(begin)
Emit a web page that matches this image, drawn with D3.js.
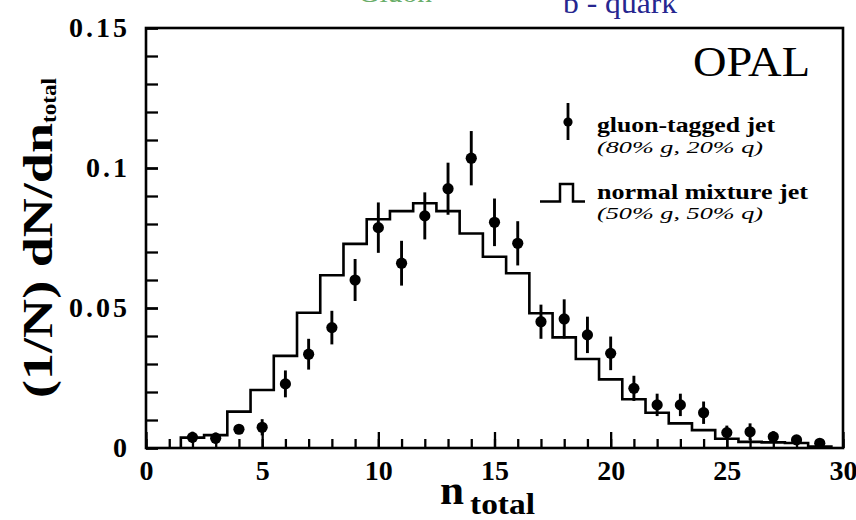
<!DOCTYPE html>
<html>
<head>
<meta charset="utf-8">
<script src="https://cdn.jsdelivr.net/npm/d3@7"></script>
<style>
  html, body { margin: 0; padding: 0; background: #ffffff; }
  svg { display: block; }
  text { font-family: "Liberation Serif", "Times New Roman", serif; fill: #000; }
</style>
</head>
<body>
<svg id="chart" width="856" height="520"></svg>
<script>
// Charged multiplicity n_total per event, normalised distributions
const nBins = [2, 3, 4, 5, 6, 7, 8, 9, 10, 11, 12, 13, 14, 15, 16,
               17, 18, 19, 20, 21, 22, 23, 24, 25, 26, 27, 28, 29];

// gluon-tagged jets (points with statistical errors)
const gluonValues = [0.0038, 0.0035, 0.0067, 0.0074, 0.0229, 0.0335, 0.0430, 0.0600,
                     0.0787, 0.0660, 0.0829, 0.0926, 0.1035, 0.0806, 0.0731, 0.0451,
                     0.0461, 0.0404, 0.0338, 0.0213, 0.0154, 0.0154, 0.0126, 0.0055,
                     0.0058, 0.0040, 0.0029, 0.0017];
const gluonErrors = [0.0020, 0.0020, 0.0015, 0.0029, 0.0048, 0.0055, 0.0060, 0.0075,
                     0.0090, 0.0080, 0.0084, 0.0093, 0.0097, 0.0085, 0.0079, 0.0061,
                     0.0070, 0.0065, 0.0060, 0.0045, 0.0040, 0.0040, 0.0040, 0.0025,
                     0.0030, 0.0020, 0.0015, 0.0012];

// normal mixture jets (histogram)
const mixtureValues = [0.0037, 0.0046, 0.0130, 0.0207, 0.0329, 0.0483, 0.0617, 0.0729,
                       0.0817, 0.0846, 0.0874, 0.0846, 0.0766, 0.0683, 0.0624, 0.0481,
                       0.0395, 0.0318, 0.0245, 0.0174, 0.0126, 0.0088, 0.0064, 0.0033,
                       0.0022, 0.0020, 0.0018, 0.0005];

const xMajorTicks = [0, 5, 10, 15, 20, 25, 30];
const xMinorTicks = d3.range(0, 31, 1);
const yMajorTicks = [0, 0.05, 0.1, 0.15];
const yMajorLabels = ["0", "0.05", "0.1", "0.15"];
const yMinorTicks = d3.range(0, 16, 1).map(d => d / 100);

const svg = d3.select("#chart");
const plot = { left: 146, right: 843, top: 28, bottom: 448 };

const x = d3.scaleLinear().domain([0, 30]).range([plot.left, plot.right]);
const y = d3.scaleLinear().domain([0, 0.15]).range([plot.bottom, plot.top]);

// headings above the frame (partly outside the page)
svg.append("text").attr("x", 358).attr("y", 2)
  .attr("font-size", 28).attr("textLength", 74).attr("lengthAdjust", "spacingAndGlyphs")
  .style("fill", "#6aae6a").text("Gluon");
svg.append("text").attr("x", 563).attr("y", 13)
  .attr("font-size", 29).attr("textLength", 114).attr("lengthAdjust", "spacingAndGlyphs")
  .style("fill", "#26268f").text("b - quark");

// minor ticks
svg.append("g").attr("transform", `translate(0,${plot.bottom})`)
  .call(d3.axisBottom(x).tickValues(xMinorTicks).tickSize(-9).tickFormat(""))
  .call(g => g.select(".domain").remove())
  .call(g => g.selectAll("line").attr("stroke", "#000").attr("stroke-width", 2.3));
svg.append("g").attr("transform", `translate(${plot.left},0)`)
  .call(d3.axisLeft(y).tickValues(yMinorTicks).tickSize(-12).tickFormat(""))
  .call(g => g.select(".domain").remove())
  .call(g => g.selectAll("line").attr("stroke", "#000").attr("stroke-width", 2.3));

// major ticks with labels
svg.append("g").attr("transform", `translate(0,${plot.bottom})`)
  .call(d3.axisBottom(x).tickValues(xMajorTicks).tickSize(-16).tickPadding(12)
        .tickFormat(d3.format("d")))
  .call(g => g.select(".domain").remove())
  .call(g => g.selectAll("line").attr("stroke", "#000").attr("stroke-width", 2.3))
  .call(g => g.selectAll("text").attr("font-family", "Liberation Serif")
        .attr("font-weight", "bold").attr("font-size", 28).style("fill", "#000"));

svg.append("g").attr("transform", `translate(${plot.left},0)`)
  .call(d3.axisLeft(y).tickValues(yMajorTicks).tickSize(-12).tickPadding(16)
        .tickFormat((d, i) => yMajorLabels[i]))
  .call(g => g.select(".domain").remove())
  .call(g => g.selectAll("line").attr("stroke", "#000").attr("stroke-width", 2.3))
  .call(g => g.selectAll("text").attr("font-family", "Liberation Serif")
        .attr("font-weight", "bold").attr("font-size", 28)
        .style("letter-spacing", "3px").style("fill", "#000"));

// frame
svg.append("rect")
  .attr("x", plot.left).attr("y", plot.top)
  .attr("width", plot.right - plot.left).attr("height", plot.bottom - plot.top)
  .attr("fill", "none").attr("stroke", "#000").attr("stroke-width", 2.6);

// mixture histogram as a step line
const stepPts = [[nBins[0] - 0.5, 0]]
  .concat(nBins.map((n, i) => [n - 0.5, mixtureValues[i]]))
  .concat([[nBins[nBins.length - 1] + 0.5, 0]]);
const stepLine = d3.line().x(d => x(d[0])).y(d => y(d[1])).curve(d3.curveStepAfter);
svg.append("path").attr("d", stepLine(stepPts))
  .attr("fill", "none").attr("stroke", "#000").attr("stroke-width", 2.6)
  .attr("stroke-linejoin", "miter");

// gluon-tagged points with error bars
const pts = svg.append("g");
nBins.forEach((n, i) => {
  const v = gluonValues[i], e = gluonErrors[i];
  pts.append("line")
    .attr("x1", x(n)).attr("x2", x(n))
    .attr("y1", y(Math.max(0, v - e))).attr("y2", y(v + e))
    .attr("stroke", "#000").attr("stroke-width", 2.9);
  pts.append("circle").attr("cx", x(n)).attr("cy", y(v)).attr("r", 5.6).attr("fill", "#000");
});

// experiment label
svg.append("text").attr("x", 693).attr("y", 76)
  .attr("font-size", 42).attr("textLength", 117).attr("lengthAdjust", "spacingAndGlyphs")
  .text("OPAL");

// legend
const lg = svg.append("g");
lg.append("line").attr("x1", 568).attr("x2", 568).attr("y1", 103).attr("y2", 140)
  .attr("stroke", "#000").attr("stroke-width", 2.8);
lg.append("circle").attr("cx", 568).attr("cy", 122).attr("r", 4.6).attr("fill", "#000");
lg.append("text").attr("x", 597).attr("y", 132)
  .attr("font-size", 20).attr("font-weight", "bold")
  .attr("textLength", 178).attr("lengthAdjust", "spacingAndGlyphs")
  .text("gluon-tagged jet");
lg.append("text").attr("x", 597).attr("y", 153)
  .attr("font-size", 17).attr("font-style", "italic")
  .attr("textLength", 166).attr("lengthAdjust", "spacingAndGlyphs")
  .text("(80% g, 20% q)");

lg.append("path").attr("d", "M540,201.5H560V184H573V201.5H585")
  .attr("fill", "none").attr("stroke", "#000").attr("stroke-width", 2.5);
lg.append("text").attr("x", 597).attr("y", 199)
  .attr("font-size", 20).attr("font-weight", "bold")
  .attr("textLength", 211).attr("lengthAdjust", "spacingAndGlyphs")
  .text("normal mixture jet");
lg.append("text").attr("x", 597).attr("y", 219)
  .attr("font-size", 17).attr("font-style", "italic")
  .attr("textLength", 166).attr("lengthAdjust", "spacingAndGlyphs")
  .text("(50% g, 50% q)");

// axis titles
svg.append("text").attr("x", 440).attr("y", 504)
  .attr("font-size", 40).attr("font-weight", "bold")
  .attr("textLength", 24).attr("lengthAdjust", "spacingAndGlyphs").text("n");
svg.append("text").attr("x", 470).attr("y", 514)
  .attr("font-size", 30).attr("font-weight", "bold")
  .attr("textLength", 65).attr("lengthAdjust", "spacingAndGlyphs").text("total");

svg.append("text").attr("transform", "translate(52,398) rotate(-90)")
  .attr("font-size", 42).attr("font-weight", "bold")
  .attr("textLength", 275).attr("lengthAdjust", "spacingAndGlyphs").text("(1/N) dN/dn");
svg.append("text").attr("transform", "translate(56,123) rotate(-90)")
  .attr("font-size", 21).attr("font-weight", "bold")
  .attr("textLength", 45).attr("lengthAdjust", "spacingAndGlyphs").text("total");
</script>
</body>
</html>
(end)
Work required:
Each line from the top of the material through the line containing "0.0022, 0.0020, 0.0018, 0.0005];" should be reproduced exactly; please drop any images.

Task output:
Emit a web page that matches this image, drawn with D3.js.
<!DOCTYPE html>
<html>
<head>
<meta charset="utf-8">
<script src="https://cdn.jsdelivr.net/npm/d3@7"></script>
<style>
  html, body { margin: 0; padding: 0; background: #ffffff; }
  svg { display: block; }
  text { font-family: "Liberation Serif", "Times New Roman", serif; fill: #000; }
</style>
</head>
<body>
<svg id="chart" width="856" height="520"></svg>
<script>
// Charged multiplicity n_total per event, normalised distributions
const nBins = [2, 3, 4, 5, 6, 7, 8, 9, 10, 11, 12, 13, 14, 15, 16,
               17, 18, 19, 20, 21, 22, 23, 24, 25, 26, 27, 28, 29];

// gluon-tagged jets (points with statistical errors)
const gluonValues = [0.0038, 0.0035, 0.0067, 0.0074, 0.0229, 0.0335, 0.0430, 0.0600,
                     0.0787, 0.0660, 0.0829, 0.0926, 0.1035, 0.0806, 0.0731, 0.0451,
                     0.0461, 0.0404, 0.0338, 0.0213, 0.0154, 0.0154, 0.0126, 0.0055,
                     0.0058, 0.0040, 0.0029, 0.0017];
const gluonErrors = [0.0020, 0.0020, 0.0015, 0.0029, 0.0048, 0.0055, 0.0060, 0.0075,
                     0.0090, 0.0080, 0.0084, 0.0093, 0.0097, 0.0085, 0.0079, 0.0061,
                     0.0070, 0.0065, 0.0060, 0.0045, 0.0040, 0.0040, 0.0040, 0.0025,
                     0.0030, 0.0020, 0.0015, 0.0012];

// normal mixture jets (histogram)
const mixtureValues = [0.0037, 0.0046, 0.0130, 0.0207, 0.0329, 0.0483, 0.0617, 0.0729,
                       0.0817, 0.0846, 0.0874, 0.0846, 0.0766, 0.0683, 0.0624, 0.0481,
                       0.0395, 0.0318, 0.0245, 0.0174, 0.0126, 0.0088, 0.0064, 0.0033,
                       0.0022, 0.0020, 0.0018, 0.0005];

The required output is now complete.